* Stated problem *
Work through the data below line by line and say how many lines hold "with"; give only the number.

* Entries shown *
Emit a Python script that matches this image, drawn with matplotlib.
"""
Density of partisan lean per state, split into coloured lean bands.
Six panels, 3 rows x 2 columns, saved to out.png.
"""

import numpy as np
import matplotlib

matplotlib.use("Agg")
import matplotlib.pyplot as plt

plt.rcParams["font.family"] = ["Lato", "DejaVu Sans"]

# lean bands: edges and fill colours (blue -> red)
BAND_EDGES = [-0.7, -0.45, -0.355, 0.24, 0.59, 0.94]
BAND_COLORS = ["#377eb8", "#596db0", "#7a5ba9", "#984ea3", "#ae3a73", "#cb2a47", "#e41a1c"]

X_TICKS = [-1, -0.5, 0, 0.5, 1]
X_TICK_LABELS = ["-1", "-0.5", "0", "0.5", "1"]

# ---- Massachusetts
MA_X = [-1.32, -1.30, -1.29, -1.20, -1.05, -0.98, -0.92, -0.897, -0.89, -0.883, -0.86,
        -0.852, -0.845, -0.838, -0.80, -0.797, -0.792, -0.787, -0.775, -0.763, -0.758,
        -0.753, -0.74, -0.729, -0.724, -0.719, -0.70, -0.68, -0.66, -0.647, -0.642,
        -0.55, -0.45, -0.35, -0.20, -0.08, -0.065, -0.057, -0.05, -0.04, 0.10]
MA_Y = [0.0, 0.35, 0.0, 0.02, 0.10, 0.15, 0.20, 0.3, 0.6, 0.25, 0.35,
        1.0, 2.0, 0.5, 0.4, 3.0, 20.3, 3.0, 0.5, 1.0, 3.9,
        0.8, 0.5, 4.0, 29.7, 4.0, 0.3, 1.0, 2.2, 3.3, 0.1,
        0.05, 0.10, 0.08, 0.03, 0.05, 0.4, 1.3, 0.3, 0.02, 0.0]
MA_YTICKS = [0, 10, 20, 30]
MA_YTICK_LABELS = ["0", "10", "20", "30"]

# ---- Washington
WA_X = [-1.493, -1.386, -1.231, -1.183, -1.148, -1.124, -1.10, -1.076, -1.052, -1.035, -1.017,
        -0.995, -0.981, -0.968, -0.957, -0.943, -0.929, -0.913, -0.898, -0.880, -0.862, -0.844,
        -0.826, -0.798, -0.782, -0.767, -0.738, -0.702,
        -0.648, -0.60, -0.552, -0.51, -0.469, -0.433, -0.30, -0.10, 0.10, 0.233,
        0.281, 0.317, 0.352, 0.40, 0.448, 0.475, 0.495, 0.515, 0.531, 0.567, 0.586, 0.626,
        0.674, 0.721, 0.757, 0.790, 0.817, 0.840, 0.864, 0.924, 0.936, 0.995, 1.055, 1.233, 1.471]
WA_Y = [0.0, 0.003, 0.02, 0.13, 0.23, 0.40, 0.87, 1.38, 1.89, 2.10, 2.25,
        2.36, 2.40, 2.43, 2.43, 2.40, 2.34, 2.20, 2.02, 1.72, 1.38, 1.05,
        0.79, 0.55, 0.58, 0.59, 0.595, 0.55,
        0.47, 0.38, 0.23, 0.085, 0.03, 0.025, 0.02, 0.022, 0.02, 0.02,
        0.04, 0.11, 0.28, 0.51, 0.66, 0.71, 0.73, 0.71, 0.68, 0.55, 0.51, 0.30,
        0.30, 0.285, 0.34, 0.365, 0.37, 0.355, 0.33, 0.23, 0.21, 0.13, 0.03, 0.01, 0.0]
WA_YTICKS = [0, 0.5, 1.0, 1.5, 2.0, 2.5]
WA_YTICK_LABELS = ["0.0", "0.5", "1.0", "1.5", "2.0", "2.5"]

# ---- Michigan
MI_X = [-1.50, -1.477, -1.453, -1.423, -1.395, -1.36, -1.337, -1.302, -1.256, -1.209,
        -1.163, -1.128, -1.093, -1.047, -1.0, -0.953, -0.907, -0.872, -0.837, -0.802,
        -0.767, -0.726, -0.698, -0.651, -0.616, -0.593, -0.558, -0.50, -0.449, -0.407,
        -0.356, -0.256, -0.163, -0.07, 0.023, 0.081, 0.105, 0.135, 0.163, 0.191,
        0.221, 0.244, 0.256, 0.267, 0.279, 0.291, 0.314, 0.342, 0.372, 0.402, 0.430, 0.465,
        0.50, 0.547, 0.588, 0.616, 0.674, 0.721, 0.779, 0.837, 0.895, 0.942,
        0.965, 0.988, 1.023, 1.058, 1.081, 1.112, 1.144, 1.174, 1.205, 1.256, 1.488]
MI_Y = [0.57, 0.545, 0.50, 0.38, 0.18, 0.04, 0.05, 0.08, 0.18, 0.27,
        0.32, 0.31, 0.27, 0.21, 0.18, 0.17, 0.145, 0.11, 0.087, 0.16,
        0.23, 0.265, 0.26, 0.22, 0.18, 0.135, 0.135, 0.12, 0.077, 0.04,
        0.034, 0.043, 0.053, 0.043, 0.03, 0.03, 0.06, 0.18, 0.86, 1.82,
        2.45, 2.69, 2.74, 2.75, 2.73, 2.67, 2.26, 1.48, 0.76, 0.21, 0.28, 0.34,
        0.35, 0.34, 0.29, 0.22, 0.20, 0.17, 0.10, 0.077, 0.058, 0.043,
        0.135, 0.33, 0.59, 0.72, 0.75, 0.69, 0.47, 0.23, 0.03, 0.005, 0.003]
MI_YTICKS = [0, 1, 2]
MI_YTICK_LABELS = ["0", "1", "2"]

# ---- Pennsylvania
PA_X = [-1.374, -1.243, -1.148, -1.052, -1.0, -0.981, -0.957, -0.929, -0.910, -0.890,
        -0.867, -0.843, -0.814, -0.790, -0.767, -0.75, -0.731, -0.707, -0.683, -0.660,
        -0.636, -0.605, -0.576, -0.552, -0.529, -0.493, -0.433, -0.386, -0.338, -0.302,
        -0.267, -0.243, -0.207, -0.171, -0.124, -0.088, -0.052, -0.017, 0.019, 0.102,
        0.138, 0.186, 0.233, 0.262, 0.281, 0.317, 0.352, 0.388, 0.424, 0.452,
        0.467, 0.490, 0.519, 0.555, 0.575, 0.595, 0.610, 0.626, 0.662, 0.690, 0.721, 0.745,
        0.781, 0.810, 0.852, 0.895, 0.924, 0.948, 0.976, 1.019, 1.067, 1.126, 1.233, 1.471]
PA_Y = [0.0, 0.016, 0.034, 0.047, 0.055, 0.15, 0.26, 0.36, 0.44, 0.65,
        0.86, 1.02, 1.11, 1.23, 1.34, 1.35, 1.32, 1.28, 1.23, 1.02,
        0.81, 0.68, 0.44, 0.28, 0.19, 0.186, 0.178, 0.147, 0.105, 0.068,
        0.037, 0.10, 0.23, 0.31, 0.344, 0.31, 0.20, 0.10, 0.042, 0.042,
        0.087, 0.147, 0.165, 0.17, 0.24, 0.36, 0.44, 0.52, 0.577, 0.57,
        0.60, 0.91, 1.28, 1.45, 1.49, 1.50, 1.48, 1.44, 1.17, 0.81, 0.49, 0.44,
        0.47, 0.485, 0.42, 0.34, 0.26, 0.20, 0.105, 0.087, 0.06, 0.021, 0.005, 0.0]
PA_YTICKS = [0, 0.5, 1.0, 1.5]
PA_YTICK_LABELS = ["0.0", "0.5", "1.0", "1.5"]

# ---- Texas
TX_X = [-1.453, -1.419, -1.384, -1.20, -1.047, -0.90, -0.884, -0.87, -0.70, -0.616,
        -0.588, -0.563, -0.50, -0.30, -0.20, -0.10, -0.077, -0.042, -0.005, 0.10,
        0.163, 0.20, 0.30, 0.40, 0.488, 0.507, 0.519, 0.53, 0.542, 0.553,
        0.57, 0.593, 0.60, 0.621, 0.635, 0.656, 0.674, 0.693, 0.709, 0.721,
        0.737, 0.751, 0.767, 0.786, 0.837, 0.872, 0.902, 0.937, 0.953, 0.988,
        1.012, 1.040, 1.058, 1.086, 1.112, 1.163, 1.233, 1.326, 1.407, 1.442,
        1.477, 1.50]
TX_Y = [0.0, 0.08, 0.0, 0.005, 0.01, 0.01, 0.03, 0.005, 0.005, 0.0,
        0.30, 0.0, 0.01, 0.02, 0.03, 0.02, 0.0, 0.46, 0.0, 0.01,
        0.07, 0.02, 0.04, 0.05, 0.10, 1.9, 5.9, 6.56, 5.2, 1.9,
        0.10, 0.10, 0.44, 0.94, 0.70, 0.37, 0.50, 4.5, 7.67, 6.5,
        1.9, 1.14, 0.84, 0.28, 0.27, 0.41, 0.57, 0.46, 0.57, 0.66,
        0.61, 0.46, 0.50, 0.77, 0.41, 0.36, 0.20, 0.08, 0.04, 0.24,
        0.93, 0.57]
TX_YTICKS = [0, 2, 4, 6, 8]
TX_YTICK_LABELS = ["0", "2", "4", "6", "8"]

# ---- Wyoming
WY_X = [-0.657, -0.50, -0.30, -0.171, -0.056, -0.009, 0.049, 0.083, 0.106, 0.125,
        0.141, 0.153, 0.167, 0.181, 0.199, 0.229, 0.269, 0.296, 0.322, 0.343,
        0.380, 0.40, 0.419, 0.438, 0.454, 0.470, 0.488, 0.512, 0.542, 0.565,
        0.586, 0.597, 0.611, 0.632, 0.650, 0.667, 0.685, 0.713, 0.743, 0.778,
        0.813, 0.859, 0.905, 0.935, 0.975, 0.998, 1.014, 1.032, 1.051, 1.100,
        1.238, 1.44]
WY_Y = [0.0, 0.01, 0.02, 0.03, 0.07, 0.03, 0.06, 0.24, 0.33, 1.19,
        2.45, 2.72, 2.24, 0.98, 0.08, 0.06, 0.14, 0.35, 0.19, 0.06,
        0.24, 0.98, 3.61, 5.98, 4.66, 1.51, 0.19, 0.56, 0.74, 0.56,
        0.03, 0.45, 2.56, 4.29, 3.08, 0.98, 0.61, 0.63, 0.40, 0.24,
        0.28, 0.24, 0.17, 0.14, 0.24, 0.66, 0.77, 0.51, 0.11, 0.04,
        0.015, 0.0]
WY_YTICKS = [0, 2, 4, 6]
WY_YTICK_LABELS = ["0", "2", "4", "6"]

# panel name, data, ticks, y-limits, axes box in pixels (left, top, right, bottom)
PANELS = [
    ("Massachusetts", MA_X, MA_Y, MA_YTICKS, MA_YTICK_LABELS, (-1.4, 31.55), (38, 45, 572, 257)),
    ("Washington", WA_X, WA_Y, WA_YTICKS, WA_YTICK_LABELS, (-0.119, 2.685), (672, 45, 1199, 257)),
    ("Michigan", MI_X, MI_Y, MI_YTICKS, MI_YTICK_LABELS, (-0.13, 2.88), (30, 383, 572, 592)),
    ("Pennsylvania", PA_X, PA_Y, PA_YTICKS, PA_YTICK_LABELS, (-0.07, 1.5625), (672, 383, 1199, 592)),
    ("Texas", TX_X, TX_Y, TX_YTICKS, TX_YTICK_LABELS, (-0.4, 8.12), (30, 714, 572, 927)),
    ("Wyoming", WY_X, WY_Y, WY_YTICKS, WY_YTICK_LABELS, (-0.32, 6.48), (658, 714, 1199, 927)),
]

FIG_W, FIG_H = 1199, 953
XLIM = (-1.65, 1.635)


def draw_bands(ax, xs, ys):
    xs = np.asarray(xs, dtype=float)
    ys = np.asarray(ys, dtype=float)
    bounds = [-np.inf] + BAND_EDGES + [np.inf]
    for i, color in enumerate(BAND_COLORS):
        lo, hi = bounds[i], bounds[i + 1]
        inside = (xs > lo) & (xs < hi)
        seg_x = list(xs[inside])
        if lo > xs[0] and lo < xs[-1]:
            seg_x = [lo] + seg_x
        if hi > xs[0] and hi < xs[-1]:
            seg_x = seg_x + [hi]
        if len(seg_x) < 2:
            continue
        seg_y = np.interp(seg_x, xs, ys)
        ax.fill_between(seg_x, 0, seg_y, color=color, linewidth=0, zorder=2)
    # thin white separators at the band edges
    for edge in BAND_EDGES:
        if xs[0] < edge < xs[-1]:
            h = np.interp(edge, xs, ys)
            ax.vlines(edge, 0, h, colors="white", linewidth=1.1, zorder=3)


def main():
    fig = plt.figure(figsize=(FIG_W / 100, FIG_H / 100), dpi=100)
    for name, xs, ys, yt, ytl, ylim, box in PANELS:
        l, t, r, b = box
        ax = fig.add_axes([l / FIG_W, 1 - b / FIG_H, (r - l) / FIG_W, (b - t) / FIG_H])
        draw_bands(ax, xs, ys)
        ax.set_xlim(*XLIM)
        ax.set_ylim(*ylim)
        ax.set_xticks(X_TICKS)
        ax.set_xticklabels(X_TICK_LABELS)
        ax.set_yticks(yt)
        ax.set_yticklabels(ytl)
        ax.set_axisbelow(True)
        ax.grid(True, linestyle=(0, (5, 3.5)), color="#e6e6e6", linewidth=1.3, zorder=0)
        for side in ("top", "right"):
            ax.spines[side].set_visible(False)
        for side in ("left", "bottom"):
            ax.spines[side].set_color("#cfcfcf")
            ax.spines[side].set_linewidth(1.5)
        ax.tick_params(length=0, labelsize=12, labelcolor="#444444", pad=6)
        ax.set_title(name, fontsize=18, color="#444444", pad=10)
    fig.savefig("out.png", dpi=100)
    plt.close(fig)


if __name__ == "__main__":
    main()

* * *

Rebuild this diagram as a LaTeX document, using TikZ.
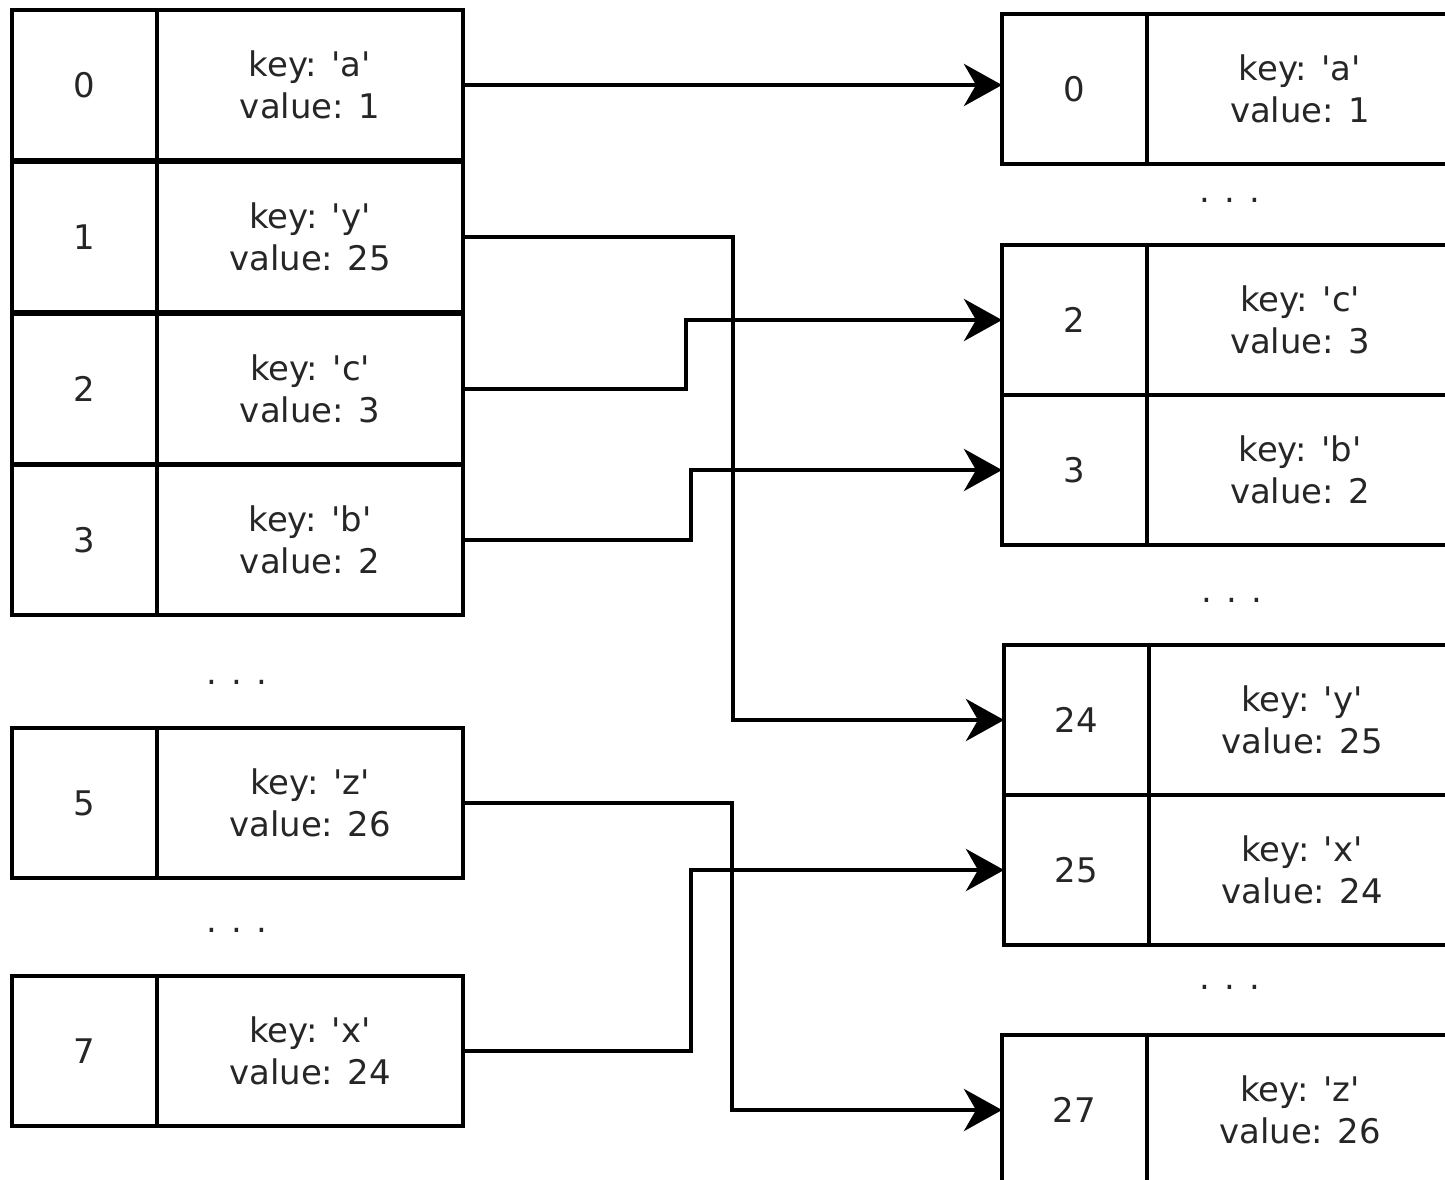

...

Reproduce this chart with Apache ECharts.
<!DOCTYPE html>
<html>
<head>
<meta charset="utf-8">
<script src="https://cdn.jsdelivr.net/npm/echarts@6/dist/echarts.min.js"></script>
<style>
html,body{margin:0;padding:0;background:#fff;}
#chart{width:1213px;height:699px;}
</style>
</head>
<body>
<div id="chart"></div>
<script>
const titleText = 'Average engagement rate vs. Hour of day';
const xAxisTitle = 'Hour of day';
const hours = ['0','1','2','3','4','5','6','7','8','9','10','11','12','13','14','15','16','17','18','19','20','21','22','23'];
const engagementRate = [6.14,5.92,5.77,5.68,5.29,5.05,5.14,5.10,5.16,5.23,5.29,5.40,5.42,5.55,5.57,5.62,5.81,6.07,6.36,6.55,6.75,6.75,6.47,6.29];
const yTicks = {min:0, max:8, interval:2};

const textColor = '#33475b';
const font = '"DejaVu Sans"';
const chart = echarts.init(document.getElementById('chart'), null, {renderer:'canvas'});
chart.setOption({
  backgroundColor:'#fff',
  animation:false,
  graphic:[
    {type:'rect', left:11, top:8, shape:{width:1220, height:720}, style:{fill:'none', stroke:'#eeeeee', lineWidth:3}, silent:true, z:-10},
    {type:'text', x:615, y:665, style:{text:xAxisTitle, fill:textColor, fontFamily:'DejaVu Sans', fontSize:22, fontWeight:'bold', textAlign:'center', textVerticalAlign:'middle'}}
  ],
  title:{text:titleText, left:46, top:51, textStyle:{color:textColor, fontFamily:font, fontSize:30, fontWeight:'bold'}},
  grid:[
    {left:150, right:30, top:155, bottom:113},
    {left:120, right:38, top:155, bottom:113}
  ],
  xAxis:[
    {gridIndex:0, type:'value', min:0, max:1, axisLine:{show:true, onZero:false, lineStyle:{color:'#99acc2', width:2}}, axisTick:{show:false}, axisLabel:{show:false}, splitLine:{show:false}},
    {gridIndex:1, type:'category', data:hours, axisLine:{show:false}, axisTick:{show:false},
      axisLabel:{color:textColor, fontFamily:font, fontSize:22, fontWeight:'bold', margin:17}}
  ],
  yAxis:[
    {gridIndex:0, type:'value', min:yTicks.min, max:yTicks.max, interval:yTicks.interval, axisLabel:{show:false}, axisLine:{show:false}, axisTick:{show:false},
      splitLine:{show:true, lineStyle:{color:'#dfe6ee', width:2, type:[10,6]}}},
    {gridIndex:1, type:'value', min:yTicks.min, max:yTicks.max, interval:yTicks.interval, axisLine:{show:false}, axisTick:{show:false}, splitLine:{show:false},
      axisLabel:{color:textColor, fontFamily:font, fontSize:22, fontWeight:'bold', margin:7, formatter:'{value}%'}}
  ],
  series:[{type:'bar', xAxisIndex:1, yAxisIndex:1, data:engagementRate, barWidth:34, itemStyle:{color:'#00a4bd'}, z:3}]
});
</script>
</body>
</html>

* Output for this exercise *
2